┌─ Data excerpt
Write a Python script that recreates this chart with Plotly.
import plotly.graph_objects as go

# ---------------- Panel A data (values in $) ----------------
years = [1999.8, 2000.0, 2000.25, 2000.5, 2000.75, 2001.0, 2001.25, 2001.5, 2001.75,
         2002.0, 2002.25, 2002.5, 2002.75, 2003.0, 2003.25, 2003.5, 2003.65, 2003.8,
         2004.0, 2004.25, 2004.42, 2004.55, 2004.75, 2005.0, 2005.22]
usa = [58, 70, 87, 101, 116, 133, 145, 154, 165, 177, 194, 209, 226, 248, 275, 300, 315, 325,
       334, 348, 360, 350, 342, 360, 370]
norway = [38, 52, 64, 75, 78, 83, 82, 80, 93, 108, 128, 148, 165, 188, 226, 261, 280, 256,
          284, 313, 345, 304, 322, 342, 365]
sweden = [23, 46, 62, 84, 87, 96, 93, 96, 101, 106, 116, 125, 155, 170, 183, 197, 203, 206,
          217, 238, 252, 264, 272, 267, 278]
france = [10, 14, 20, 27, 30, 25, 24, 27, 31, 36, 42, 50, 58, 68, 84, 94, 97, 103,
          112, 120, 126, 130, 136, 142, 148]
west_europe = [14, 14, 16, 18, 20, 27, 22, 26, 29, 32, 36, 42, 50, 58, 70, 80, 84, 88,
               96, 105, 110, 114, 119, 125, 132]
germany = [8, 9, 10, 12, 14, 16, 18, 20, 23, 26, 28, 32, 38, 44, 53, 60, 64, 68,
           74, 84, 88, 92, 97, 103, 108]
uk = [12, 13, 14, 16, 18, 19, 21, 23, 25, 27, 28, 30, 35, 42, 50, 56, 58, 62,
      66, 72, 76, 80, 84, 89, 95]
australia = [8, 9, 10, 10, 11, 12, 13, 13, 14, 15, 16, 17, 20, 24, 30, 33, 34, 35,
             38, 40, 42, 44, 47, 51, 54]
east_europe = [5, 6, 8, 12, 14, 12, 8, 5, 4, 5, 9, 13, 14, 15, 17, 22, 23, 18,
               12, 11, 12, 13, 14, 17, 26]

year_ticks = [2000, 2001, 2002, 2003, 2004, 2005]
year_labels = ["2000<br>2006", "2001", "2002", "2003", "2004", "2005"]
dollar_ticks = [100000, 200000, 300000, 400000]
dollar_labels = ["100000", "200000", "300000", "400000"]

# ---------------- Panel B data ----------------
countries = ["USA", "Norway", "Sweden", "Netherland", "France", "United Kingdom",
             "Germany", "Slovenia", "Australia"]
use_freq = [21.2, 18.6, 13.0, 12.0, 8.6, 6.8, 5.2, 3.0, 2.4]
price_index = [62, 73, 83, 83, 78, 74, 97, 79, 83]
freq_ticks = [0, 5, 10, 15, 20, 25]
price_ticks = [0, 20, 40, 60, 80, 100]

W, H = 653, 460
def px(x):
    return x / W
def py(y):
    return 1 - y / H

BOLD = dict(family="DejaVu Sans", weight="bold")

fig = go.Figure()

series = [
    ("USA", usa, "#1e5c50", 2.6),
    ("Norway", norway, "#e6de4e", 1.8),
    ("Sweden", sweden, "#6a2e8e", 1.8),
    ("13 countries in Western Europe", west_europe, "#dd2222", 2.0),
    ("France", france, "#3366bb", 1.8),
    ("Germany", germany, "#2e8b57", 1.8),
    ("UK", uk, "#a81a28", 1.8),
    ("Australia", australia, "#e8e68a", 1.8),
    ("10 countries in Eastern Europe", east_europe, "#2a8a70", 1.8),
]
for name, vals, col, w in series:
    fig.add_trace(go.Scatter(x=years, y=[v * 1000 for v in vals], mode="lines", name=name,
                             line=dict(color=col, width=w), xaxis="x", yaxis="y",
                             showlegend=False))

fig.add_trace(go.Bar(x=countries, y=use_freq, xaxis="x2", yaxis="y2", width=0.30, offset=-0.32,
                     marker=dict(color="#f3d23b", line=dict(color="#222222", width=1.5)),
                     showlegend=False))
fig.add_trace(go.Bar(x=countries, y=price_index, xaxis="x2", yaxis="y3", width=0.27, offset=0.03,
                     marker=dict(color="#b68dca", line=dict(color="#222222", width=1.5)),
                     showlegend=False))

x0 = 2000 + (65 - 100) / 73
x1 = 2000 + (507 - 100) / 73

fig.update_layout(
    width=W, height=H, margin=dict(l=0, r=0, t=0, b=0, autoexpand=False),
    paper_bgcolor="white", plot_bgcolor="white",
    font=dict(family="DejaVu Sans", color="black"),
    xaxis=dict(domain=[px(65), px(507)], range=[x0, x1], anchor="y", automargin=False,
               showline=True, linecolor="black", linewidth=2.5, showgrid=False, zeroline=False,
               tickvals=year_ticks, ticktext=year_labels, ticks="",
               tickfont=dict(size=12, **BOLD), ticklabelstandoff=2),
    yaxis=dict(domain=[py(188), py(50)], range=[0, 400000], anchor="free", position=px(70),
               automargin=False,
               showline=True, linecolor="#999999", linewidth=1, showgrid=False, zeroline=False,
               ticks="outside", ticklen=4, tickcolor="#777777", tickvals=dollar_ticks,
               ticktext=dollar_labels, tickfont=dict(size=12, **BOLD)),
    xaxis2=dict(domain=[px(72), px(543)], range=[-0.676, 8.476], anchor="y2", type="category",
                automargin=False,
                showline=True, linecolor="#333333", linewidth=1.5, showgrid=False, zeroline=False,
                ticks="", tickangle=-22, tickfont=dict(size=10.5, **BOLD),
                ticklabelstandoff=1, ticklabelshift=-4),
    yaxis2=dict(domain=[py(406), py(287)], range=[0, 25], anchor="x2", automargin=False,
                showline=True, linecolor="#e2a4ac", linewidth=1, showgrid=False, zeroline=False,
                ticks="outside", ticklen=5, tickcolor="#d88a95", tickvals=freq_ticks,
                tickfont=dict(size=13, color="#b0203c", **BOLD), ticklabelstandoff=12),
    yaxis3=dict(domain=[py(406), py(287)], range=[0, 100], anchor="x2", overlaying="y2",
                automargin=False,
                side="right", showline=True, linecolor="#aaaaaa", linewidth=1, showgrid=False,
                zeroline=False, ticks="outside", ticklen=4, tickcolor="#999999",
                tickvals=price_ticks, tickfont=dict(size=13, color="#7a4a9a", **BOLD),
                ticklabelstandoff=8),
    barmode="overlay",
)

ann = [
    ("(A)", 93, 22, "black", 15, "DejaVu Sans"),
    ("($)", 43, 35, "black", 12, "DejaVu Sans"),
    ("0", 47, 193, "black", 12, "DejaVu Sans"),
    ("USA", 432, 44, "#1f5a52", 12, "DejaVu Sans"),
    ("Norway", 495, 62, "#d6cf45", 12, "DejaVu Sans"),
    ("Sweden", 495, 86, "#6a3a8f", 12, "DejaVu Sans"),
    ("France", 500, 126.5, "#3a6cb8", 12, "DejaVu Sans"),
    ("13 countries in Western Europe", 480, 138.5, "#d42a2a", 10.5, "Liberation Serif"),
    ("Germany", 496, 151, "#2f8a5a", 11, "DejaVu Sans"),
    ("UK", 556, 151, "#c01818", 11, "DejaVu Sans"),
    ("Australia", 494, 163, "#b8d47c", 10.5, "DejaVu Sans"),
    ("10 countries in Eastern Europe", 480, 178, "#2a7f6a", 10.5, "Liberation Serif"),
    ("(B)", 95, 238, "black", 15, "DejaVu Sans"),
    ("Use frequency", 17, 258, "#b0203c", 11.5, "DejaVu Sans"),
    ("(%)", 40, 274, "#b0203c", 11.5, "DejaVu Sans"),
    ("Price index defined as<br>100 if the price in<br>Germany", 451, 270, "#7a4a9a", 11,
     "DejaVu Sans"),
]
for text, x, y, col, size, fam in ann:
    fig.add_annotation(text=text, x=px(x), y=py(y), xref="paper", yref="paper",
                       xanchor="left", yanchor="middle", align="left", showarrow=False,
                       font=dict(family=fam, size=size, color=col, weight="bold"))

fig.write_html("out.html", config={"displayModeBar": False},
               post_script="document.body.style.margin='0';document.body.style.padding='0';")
└─
What you have to do> Copy exactly the lines that run from the first line of the data to the line containing "import plotly.graph_objects as go", please, with both ends included and nothing else.

Result>
Write a Python script that recreates this chart with Plotly.
import plotly.graph_objects as go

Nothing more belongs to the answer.